© iStock.com/Neeraj Verma
As the child of a physicist and a mathematician, Jeanette Lorenz was more or less born to be a scientist. At first, however, her intention was to work in the field of medicine or biology: As a child, she loved roaming through nature with her field guides and was always fascinated by classifying plants and animals into species. Her passion for physics developed later. She describes physics as much more fundamental than biology: “If we really want to understand how nature is actually structured, we need to look to physics.”
The next logical step was to study physics and mathematics: Jeanette studied at the Ludwig Maximilian University in Munich (LMU München), then went on to complete her doctorate and postdoctoral learning qualification. From atomic physics she moved on to particle physics and quantum field theory, and finally to quantum computing.
Her studies were followed by several years of experience researching experimental high-energy particle physics at CERN (the European Organization for Nuclear Research) and working as a Junior Research Group Leader at LMU. As an associate professor there, she also works and teaches at the Faculty of Physics.

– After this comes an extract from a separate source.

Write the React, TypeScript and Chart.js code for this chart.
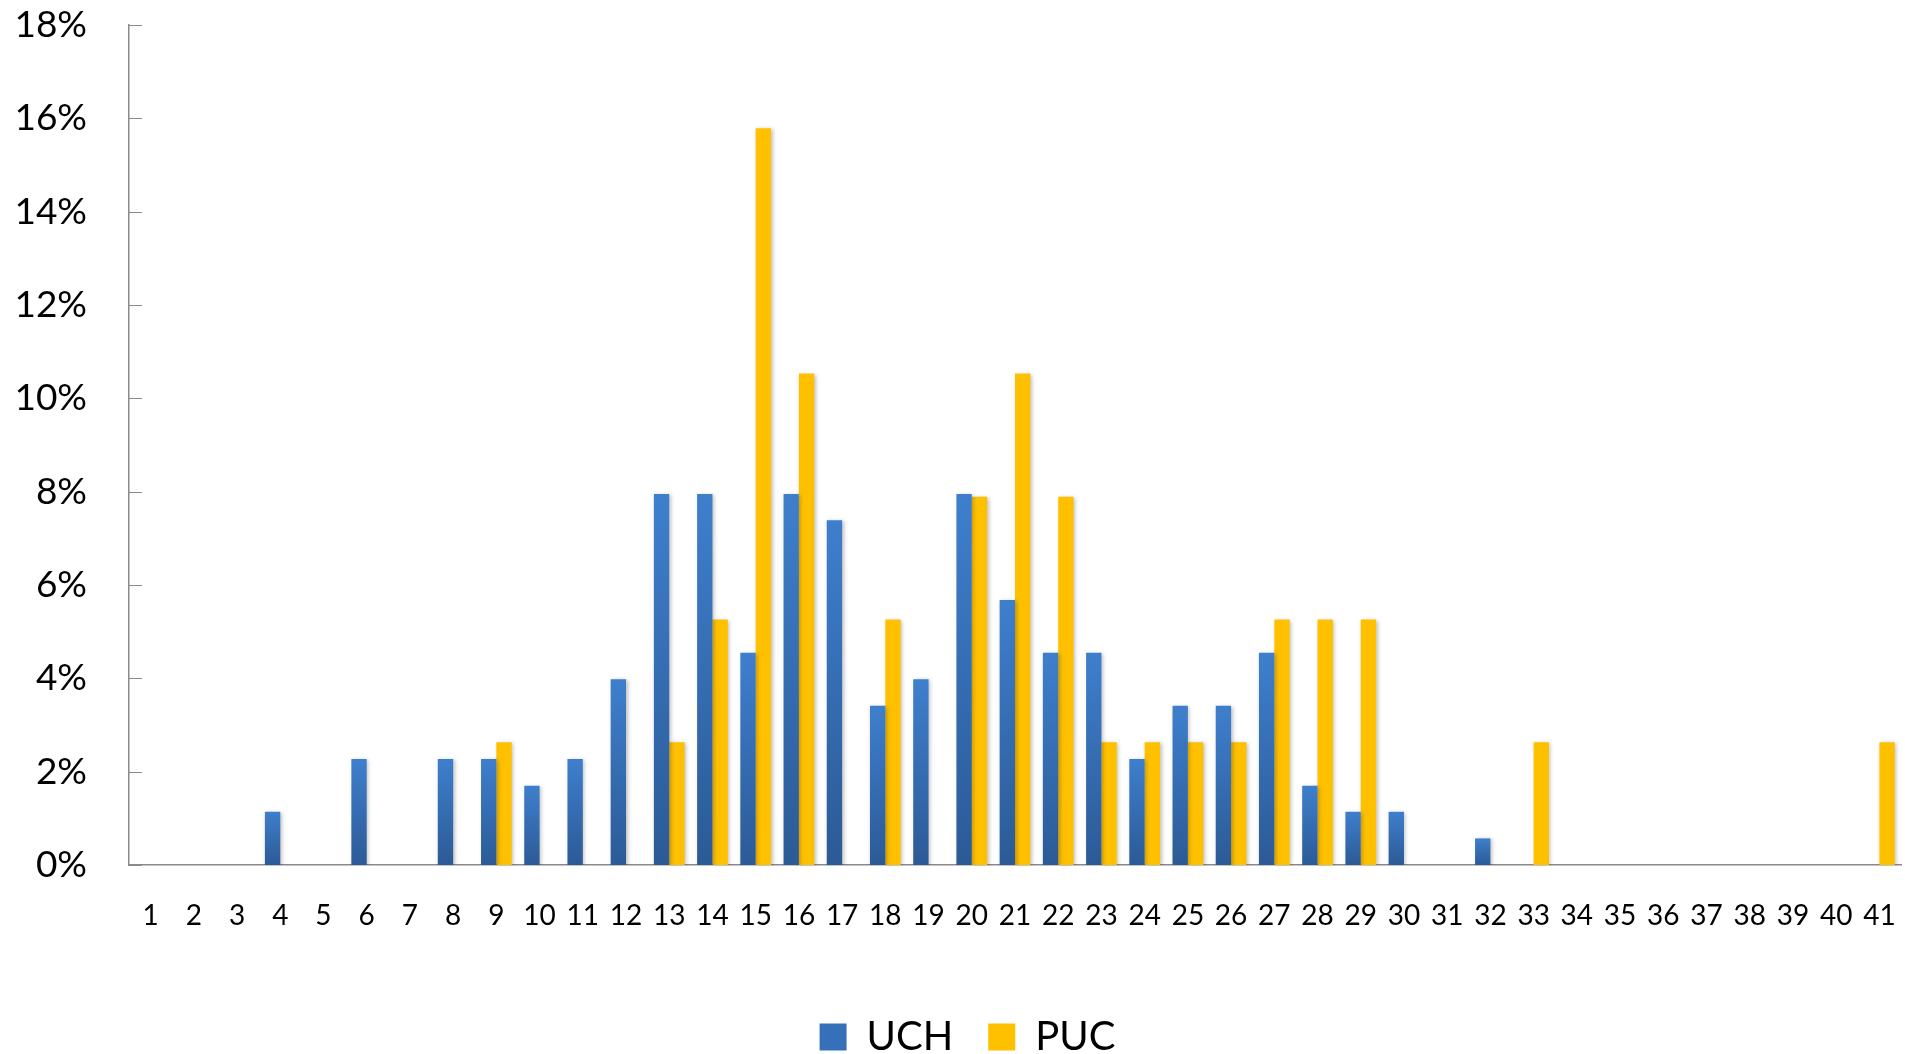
import React, { useEffect, useRef } from "react";
import { Chart, registerables } from "chart.js";

Chart.register(...registerables);

const categories = ["1","2","3","4","5","6","7","8","9","10","11","12","13","14","15","16","17","18","19","20","21","22","23","24","25","26","27","28","29","30","31","32","33","34","35","36","37","38","39","40","41"];

// percentages
const uchValues = [0,0,0,1.14,0,2.27,0,2.27,2.27,1.70,2.27,3.98,7.95,7.95,4.55,7.95,7.39,3.41,3.98,7.95,5.68,4.55,4.55,2.27,3.41,3.41,4.55,1.70,1.14,1.14,0,0.57,0,0,0,0,0,0,0,0,0];
const pucValues = [0,0,0,0,0,0,0,0,2.63,0,0,0,2.63,5.26,15.79,10.53,0,5.26,0,7.89,10.53,7.89,2.63,2.63,2.63,2.63,5.26,5.26,5.26,0,0,0,2.63,0,0,0,0,0,0,0,2.63];

const yTicks = [0, 2, 4, 6, 8, 10, 12, 14, 16, 18];

const BLUE_TOP = "#3E7FCD";
const BLUE_BOTTOM = "#2C5A96";
const BLUE_MID = "#3570B8";
const YELLOW = "#FFC000";
const AXIS = "#8A8A8A";
const FONT = "Lato, 'Open Sans', sans-serif";

export default function App() {
  const ref = useRef<HTMLCanvasElement | null>(null);

  useEffect(() => {
    document.body.style.margin = "0";
    const canvas = ref.current;
    if (!canvas) return;

    const insideTicks = {
      id: "insideTicks",
      afterDraw(chart: any) {
        const { ctx, chartArea, scales } = chart;
        const y = scales.y;
        ctx.save();
        ctx.strokeStyle = AXIS;
        ctx.lineWidth = 1;
        y.ticks.forEach((t: any) => {
          const py = Math.round(y.getPixelForValue(t.value)) + 0.5;
          ctx.beginPath();
          ctx.moveTo(chartArea.left, py);
          ctx.lineTo(chartArea.left + 13, py);
          ctx.stroke();
        });
        ctx.restore();
      },
    };

    const legendShift = {
      id: "legendShift",
      afterLayout(chart: any) {
        const lg = chart.legend;
        if (lg) {
          lg.left += 17;
          lg.right += 17;
        }
      },
    };

    const barShadow = {
      id: "barShadow",
      beforeDatasetsDraw(chart: any) {
        const ctx = chart.ctx;
        ctx.save();
        ctx.shadowColor = "rgba(0,0,0,0.25)";
        ctx.shadowBlur = 4;
        ctx.shadowOffsetX = 1.5;
        ctx.shadowOffsetY = 1;
      },
      afterDatasetsDraw(chart: any) {
        chart.ctx.restore();
      },
    };

    const blueGradient = (c: any) => {
      const chart = c.chart;
      const { ctx, chartArea, scales } = chart;
      if (!chartArea || c.type !== "data" || !scales.y) return BLUE_MID;
      const top = scales.y.getPixelForValue(c.raw);
      const bottom = scales.y.getPixelForValue(0);
      if (bottom - top < 1) return BLUE_MID;
      const g = ctx.createLinearGradient(0, top, 0, bottom);
      g.addColorStop(0, BLUE_TOP);
      g.addColorStop(1, BLUE_BOTTOM);
      return g;
    };

    const chart = new Chart(canvas, {
      type: "bar",
      data: {
        labels: categories,
        datasets: [
          { label: "UCH", data: uchValues, backgroundColor: blueGradient, borderWidth: 0 },
          { label: "PUC", data: pucValues, backgroundColor: YELLOW, borderWidth: 0 },
        ],
      },
      options: {
        animation: false,
        responsive: false,
        maintainAspectRatio: false,
        datasets: {
          bar: { categoryPercentage: 0.71, barPercentage: 1 },
        },
        layout: { padding: { left: 0, right: 4, top: 25, bottom: -13 } },
        plugins: {
          tooltip: { enabled: false },
          legend: {
            display: true,
            position: "bottom",
            labels: {
              boxWidth: 27,
              boxHeight: 27,
              padding: 35,
              color: "#000",
              font: { family: FONT, size: 40 },
              generateLabels: (ch: any) => {
                const items = Chart.defaults.plugins.legend.labels.generateLabels(ch);
                return items.map((it: any, i: number) => ({
                  ...it,
                  fillStyle: i === 0 ? BLUE_MID : YELLOW,
                  lineWidth: 0,
                  strokeStyle: "rgba(0,0,0,0)",
                }));
              },
            },
          },
        },
        scales: {
          x: {
            grid: { display: false, drawTicks: false },
            border: { display: true, color: AXIS, width: 1.5 },
            ticks: {
              color: "#000",
              font: { family: FONT, size: 28 },
              padding: 34,
              maxRotation: 0,
              autoSkip: false,
            },
            afterFit: (s: any) => {
              s.height = 117;
              s.paddingLeft = 0;
              s.paddingRight = 0;
            },
          },
          y: {
            min: 0,
            max: 18,
            afterBuildTicks: (s: any) => {
              s.ticks = yTicks.map((v) => ({ value: v }));
            },
            grid: { display: false, drawTicks: false },
            border: { display: true, color: AXIS, width: 1.5 },
            ticks: {
              color: "#000",
              font: { family: FONT, size: 37 },
              padding: 42,
              callback: (v: any) => `${v}%`,
            },
            afterFit: (s: any) => {
              s.width = 129;
              s.paddingTop = 0;
              s.paddingBottom = 0;
            },
          },
        },
      },
      plugins: [barShadow, insideTicks, legendShift],
    } as any);

    return () => chart.destroy();
  }, []);

  return <canvas ref={ref} width={1905} height={1054} style={{ display: "block" }} />;
}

The decision to embark on a new chapter in her career came when she completed her postdoctoral lecturing qualification: “After that, I asked myself what I wanted to do and where I wanted to go next to find my purpose in life, so to speak.” Jeanette decided to focus her research on data science, but doing that in particle physics would not have been possible at the time, at least not in Germany.
But since 2020, Fraunhofer IKS has offered quantum computing as a new research area. This option was a stroke of good fortune for Jeanette, and to some extent represents a return to her roots, as she is now once again working at the interface between physics and mathematics. The goal of her work is to make reliable and robust quantum computing easily accessible.
Quantum computing has the potential to effect huge change in many different industries. Currently, however, a lot of research is still needed before it can be applied more broadly. That is what Jeanette finds exciting about the work, because it gives her the chance to shape and craft this very new and active field through her own ideas. She has always enjoyed using new technologies and methods to work on complex problems: “We can be truly innovative here, while bringing together knowledge from a range of very different fields such as computer science, physics, mathematics and statistics.” This has resulted in a wide variety of diverse projects. This interdisciplinary way of working is what she really appreciates about Fraunhofer IKS. She enjoys her work the most when her own idea works really well, just as she imagined it in theory.
Meet our employees
Would you like to learn more about your colleagues at Fraunhofer IKS? Then take a look at the other portraits.
Still a lot of work to be done for equal opportunities in Germany
As well as all these great aspects of a career in research, however, there is also a crucial point that has unfortunately not improved much in recent years: In her advanced physics course at school, Jeanette was the only girl. That was a pattern that would go on to repeat itself. “I never paid much attention to it myself until people started asking me stupid questions during my studies and seemed surprised that I was studying physics.”
As Women’s Officer at the Faculty of Physics at LMU, she gained numerous insights into why many talented women decided not to pursue a career in research. One important reason was that, “In Germany, combining career and family is a much lower priority than in other countries.” There is a very clear need for action in that respect, Jeanette says.
Taking a break in nature
Jeanette’s love of nature still very much informs how she spends her leisure time. As a passionate hiker, she can often be found in the Alps on weekends: “It’s the perfect balance for me; I can be completely grounded and focus on the absolute basics. I’m exposed to the weather and have totally different problems to overcome. In some ways, it’s the complete opposite of work.”